For ten months of the year, students are confined to the classroom, and school consumes much of their time and energy. Summer, a time free of academic obligations, is the perfect time to explore neglected interests. You might feel pressured to take academic courses to impress colleges, but summer should be a time to enjoy yourself and pursue a new, unique challenge. Try getting a job. Be a camp counselor, a lifeguard, a sales clerk.
Many students neglect these non-academic experiences, hoping to enhance their résumés and gain a competitive edge over their peers, but summer jobs such as lifeguarding or being a camp counselor have their own merit. These experiences teach life skills that cannot be learned in a classroom or laboratory because working requires a different type of responsibility than most academic courses do. Being held accountable to an employer and co-workers teaches personal responsibility, especially because these actions affect other people, not just you.
Jobs also allow students to gain a new perspective by engaging with employers, coworkers, customers, parents and children. This focus on interpersonal skills differentiates the experience of working from that of learning in a classroom. Dealing with these distinct relationships provides students with experience invaluable for maintaining positive relationships later in life.
You might also find a summer job to be a refreshing, fulfilling experience. Though schoolwork is interesting, week after week of homework and tests leaves students jaded. Summer jobs allow for boundless intellectual freedom. You can use spare time to read fascinating new books, discover new hobbies, or start learning new languages, expanding your horizons in ways you cannot during the school year. This exploration is important because it develops curiosity—you can learn to perceive education as a lifelong personal journey, not a race to accrue impressive titles for a résumé.
Most importantly, having a summer job teaches financial responsibility. Students, typically immersed in school and dependent on parents for money, often do not fully comprehend the value of the dollar. Long hours of working for a paycheck in the summer put prices and fees in perspective. Earning your own money and deciding what to do with it prepares you for a future of monetary decisions.

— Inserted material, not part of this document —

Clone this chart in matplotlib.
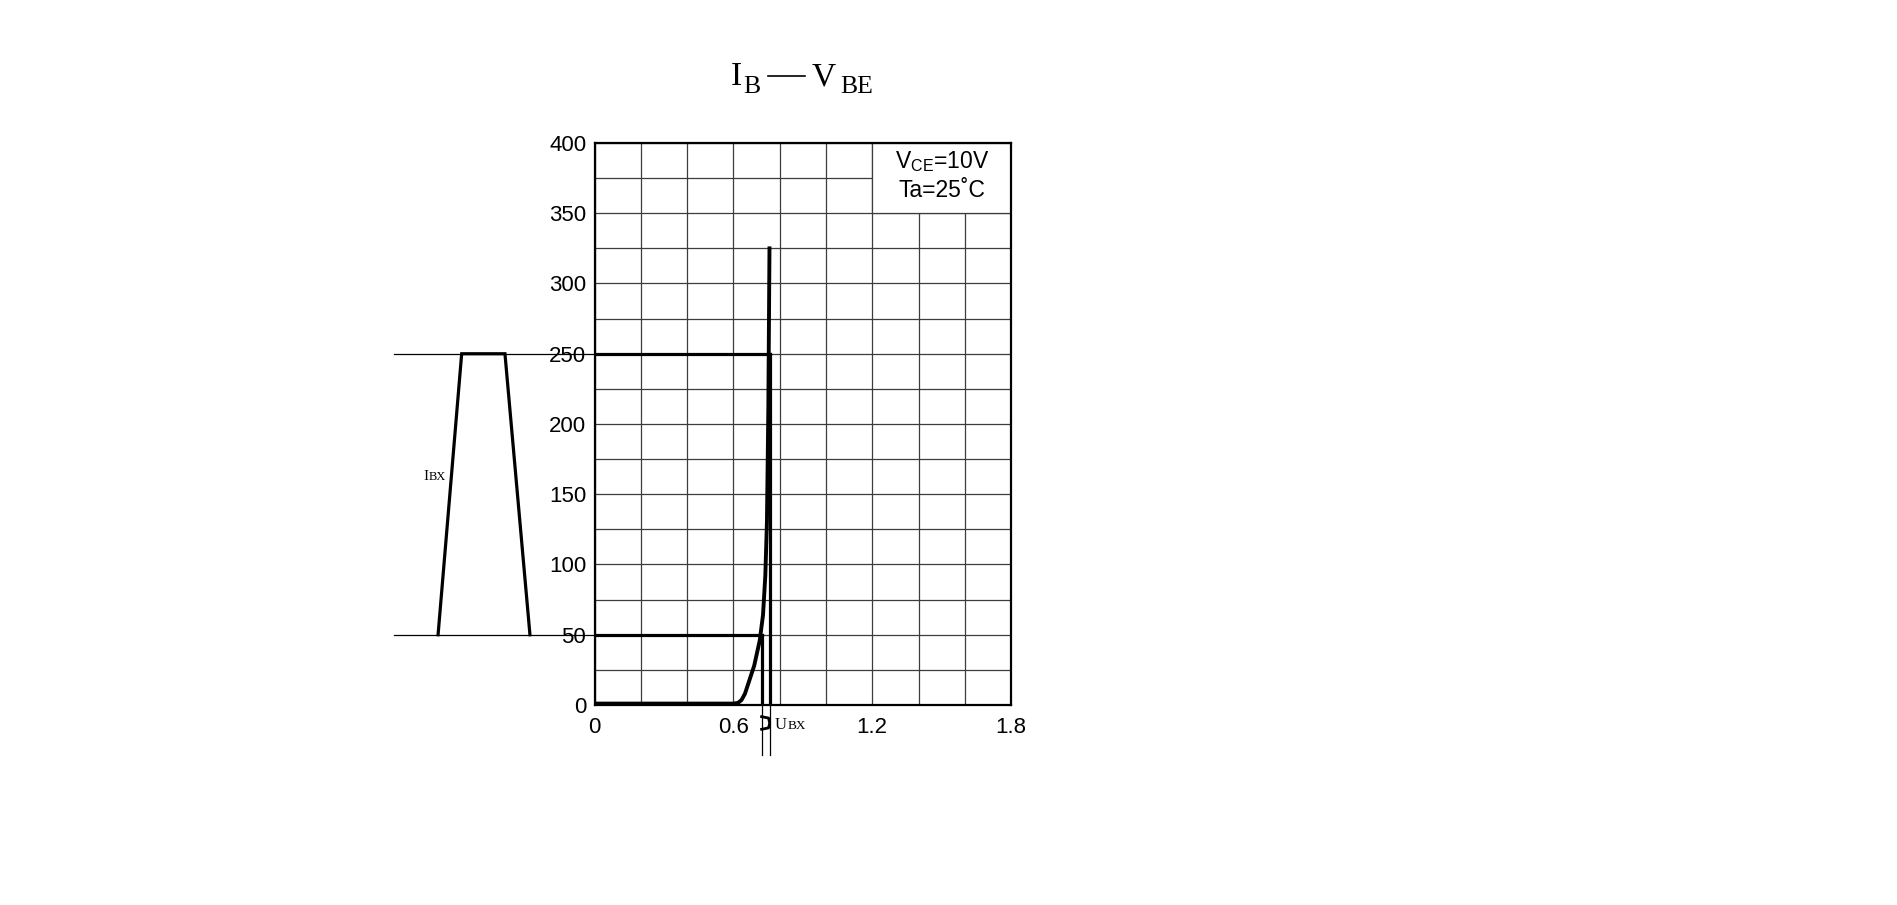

Understandably, many South students worry about how colleges will view their summer plans. Contrary to popular belief, college admissions officers value the experience of holding a job just as highly as any college program or community service trip. Jeff Brenzel, Dean of Undergraduate Admissions at Yale University, told the New York Times, “We also honor and value summer jobs; they can be just as important a learning experience as anything else.” Colleges understand that earning money, as opposed to spending it on a program to impress admissions officers, takes initiative and drive, important qualities for a college student.
Brenzel also said, “What’s important to us is not what you chose to do for the summer, but what you got out of it.” Though many students dismiss summer jobs, they offer ample opportunity for personal growth. No matter how you choose to spend your summer, prioritize how you will benefit from the experience over how the experience will appear to others—it pays off!